• [WHAT NEEDS TO BE DONE]: Report only how many lines hold the word "standalone".

• [Records from a collection]:
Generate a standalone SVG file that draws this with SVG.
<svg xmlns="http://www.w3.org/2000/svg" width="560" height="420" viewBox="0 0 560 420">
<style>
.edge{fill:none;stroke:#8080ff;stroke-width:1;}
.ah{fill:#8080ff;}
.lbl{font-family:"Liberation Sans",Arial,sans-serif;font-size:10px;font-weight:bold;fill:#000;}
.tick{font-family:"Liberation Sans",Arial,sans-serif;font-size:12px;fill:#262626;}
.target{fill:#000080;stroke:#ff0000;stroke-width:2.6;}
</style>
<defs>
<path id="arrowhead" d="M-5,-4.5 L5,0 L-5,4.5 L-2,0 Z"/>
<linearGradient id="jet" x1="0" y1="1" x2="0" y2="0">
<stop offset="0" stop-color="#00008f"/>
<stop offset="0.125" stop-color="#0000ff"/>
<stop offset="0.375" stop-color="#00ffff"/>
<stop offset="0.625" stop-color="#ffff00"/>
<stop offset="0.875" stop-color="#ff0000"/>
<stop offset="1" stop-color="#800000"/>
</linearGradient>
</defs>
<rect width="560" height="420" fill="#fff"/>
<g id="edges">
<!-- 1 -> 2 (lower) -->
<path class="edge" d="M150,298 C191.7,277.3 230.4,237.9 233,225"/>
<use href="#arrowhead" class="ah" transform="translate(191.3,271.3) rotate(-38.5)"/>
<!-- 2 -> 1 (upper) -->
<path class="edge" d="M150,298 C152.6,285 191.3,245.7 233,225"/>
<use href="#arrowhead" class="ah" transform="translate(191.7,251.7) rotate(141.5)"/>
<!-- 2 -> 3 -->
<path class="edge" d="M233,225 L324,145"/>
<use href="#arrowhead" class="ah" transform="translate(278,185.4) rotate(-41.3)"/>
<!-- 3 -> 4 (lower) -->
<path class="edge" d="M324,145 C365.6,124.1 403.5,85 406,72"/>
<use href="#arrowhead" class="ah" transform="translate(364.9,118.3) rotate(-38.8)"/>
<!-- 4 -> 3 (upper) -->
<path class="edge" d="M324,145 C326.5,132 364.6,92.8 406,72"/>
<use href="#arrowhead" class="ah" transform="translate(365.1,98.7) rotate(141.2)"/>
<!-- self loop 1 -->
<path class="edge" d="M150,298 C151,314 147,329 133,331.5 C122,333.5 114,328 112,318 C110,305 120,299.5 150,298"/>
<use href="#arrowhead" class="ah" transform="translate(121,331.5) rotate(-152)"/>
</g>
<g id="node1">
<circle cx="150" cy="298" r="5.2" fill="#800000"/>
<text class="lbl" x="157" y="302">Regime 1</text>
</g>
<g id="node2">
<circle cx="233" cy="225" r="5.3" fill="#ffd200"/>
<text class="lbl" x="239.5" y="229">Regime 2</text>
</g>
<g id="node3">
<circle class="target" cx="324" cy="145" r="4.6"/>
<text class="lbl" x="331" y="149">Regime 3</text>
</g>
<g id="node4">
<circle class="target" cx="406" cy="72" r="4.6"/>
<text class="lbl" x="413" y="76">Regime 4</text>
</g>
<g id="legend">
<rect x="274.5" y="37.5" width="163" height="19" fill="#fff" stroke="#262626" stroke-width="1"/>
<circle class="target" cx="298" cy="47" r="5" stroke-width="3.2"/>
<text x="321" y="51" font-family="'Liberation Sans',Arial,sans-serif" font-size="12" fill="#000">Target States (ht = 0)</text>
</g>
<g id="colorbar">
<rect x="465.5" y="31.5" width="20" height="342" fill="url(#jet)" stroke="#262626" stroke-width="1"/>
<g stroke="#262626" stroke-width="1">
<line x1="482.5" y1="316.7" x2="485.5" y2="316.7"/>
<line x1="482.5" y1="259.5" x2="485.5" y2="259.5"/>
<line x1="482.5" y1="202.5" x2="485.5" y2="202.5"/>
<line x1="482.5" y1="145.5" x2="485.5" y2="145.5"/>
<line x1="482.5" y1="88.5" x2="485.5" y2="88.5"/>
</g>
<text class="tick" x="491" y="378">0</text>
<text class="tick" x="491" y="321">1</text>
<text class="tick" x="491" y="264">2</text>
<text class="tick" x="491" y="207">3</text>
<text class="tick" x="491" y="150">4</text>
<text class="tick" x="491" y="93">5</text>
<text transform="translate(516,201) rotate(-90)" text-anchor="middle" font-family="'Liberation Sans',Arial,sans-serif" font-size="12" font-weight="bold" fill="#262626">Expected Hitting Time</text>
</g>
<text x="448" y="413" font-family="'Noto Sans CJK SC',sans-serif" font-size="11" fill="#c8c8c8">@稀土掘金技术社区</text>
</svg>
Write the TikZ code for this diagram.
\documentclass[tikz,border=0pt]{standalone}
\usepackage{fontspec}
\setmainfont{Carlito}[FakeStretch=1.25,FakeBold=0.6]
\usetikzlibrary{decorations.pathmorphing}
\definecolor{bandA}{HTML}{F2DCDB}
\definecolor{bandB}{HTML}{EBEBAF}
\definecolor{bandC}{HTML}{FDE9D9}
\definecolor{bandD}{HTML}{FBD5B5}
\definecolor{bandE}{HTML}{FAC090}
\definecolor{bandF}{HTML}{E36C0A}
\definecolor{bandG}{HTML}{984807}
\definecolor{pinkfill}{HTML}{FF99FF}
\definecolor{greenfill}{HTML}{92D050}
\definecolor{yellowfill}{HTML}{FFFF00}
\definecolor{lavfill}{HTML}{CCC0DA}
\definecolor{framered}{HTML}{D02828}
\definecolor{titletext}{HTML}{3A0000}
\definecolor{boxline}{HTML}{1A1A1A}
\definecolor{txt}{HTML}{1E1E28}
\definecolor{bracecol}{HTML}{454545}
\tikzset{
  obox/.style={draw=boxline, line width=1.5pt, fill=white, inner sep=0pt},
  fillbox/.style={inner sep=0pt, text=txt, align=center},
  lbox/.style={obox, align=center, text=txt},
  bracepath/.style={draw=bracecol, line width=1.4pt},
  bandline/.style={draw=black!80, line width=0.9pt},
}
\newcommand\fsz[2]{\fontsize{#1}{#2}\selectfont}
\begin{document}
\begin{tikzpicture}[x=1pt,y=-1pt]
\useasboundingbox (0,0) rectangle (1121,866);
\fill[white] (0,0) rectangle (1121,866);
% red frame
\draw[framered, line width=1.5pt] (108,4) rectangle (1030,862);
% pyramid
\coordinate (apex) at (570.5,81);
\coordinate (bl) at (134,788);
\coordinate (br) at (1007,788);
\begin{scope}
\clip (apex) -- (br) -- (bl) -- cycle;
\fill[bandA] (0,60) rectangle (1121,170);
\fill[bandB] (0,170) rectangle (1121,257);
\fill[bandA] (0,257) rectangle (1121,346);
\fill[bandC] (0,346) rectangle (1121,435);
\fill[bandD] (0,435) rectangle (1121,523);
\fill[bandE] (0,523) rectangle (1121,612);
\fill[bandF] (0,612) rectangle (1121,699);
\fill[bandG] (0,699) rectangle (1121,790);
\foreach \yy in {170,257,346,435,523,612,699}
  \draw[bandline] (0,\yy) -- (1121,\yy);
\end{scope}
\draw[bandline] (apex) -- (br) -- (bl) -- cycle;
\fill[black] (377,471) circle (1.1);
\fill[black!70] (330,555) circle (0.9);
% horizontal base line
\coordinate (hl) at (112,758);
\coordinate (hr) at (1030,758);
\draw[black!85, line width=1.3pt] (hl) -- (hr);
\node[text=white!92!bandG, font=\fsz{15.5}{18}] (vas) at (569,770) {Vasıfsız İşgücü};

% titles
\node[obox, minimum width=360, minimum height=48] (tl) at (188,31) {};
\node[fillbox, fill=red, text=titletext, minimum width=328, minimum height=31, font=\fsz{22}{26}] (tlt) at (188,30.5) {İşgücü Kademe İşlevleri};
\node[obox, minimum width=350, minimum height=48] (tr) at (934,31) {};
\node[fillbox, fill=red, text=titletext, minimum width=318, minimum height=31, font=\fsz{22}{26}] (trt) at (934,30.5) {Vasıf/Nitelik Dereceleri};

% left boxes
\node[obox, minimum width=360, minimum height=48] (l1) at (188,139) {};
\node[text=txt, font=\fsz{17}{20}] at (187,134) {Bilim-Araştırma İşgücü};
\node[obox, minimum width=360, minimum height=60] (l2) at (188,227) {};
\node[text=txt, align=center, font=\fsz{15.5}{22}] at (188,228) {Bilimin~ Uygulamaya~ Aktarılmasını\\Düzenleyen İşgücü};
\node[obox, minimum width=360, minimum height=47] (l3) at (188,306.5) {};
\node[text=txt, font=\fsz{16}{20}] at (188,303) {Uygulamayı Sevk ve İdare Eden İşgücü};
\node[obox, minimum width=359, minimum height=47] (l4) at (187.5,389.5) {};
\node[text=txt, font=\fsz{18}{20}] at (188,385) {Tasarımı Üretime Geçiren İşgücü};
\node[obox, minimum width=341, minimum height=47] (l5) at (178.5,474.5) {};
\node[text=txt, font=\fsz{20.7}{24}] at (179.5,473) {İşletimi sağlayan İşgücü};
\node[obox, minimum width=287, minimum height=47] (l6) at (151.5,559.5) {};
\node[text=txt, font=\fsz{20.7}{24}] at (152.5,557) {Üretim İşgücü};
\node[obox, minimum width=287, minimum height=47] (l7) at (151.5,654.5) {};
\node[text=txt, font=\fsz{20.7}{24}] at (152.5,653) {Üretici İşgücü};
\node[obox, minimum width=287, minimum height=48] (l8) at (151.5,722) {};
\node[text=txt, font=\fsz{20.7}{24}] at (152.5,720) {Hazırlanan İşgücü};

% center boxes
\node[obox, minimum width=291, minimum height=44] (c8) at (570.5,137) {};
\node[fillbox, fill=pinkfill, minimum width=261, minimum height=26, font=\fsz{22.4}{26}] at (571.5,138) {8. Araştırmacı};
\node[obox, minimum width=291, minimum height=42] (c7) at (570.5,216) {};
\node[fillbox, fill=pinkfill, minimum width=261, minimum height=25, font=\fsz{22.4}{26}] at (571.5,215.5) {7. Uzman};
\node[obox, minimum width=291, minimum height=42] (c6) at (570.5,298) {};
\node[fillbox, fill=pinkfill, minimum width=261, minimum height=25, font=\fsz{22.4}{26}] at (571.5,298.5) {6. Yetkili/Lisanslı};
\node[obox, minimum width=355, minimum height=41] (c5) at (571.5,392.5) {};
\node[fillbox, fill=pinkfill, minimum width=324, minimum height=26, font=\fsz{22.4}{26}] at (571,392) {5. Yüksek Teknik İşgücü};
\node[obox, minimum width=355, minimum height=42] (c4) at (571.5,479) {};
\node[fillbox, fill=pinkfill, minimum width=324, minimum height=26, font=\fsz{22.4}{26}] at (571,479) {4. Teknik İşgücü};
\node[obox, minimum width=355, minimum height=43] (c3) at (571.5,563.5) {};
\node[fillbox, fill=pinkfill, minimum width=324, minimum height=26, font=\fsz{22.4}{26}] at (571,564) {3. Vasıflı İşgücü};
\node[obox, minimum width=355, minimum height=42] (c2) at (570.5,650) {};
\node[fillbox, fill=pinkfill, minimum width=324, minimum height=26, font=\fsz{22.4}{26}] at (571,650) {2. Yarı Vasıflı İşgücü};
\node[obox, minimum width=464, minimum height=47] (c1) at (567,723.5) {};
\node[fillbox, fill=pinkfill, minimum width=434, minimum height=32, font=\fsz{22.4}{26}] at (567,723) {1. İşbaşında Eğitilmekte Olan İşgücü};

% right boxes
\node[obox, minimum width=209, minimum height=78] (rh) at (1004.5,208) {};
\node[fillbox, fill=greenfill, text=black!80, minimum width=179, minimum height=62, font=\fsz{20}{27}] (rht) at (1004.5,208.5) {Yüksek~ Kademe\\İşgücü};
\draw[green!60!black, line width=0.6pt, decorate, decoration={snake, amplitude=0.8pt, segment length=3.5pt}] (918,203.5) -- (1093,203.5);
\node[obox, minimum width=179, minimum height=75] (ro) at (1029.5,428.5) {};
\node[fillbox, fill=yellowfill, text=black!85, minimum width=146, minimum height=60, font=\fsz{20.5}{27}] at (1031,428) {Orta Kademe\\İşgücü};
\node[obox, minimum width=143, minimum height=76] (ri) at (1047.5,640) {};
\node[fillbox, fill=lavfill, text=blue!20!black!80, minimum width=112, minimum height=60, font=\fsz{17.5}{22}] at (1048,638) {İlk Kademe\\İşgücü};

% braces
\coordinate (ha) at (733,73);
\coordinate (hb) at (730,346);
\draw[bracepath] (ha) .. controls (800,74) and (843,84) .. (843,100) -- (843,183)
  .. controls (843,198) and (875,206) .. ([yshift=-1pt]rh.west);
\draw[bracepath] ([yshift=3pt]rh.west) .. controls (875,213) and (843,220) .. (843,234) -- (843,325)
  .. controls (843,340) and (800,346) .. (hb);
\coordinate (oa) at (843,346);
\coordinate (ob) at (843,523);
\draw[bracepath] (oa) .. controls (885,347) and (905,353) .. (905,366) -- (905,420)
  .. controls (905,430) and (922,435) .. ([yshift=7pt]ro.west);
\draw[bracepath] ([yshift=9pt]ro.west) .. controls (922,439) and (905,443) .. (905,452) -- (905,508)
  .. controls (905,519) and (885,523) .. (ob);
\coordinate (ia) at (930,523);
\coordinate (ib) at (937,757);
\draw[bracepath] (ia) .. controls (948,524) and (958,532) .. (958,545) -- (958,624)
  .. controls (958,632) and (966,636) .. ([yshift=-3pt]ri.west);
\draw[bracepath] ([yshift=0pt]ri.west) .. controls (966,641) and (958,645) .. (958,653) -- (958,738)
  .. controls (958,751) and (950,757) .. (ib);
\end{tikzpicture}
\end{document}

• [OUTPUT OF THE EXERCISE]: 2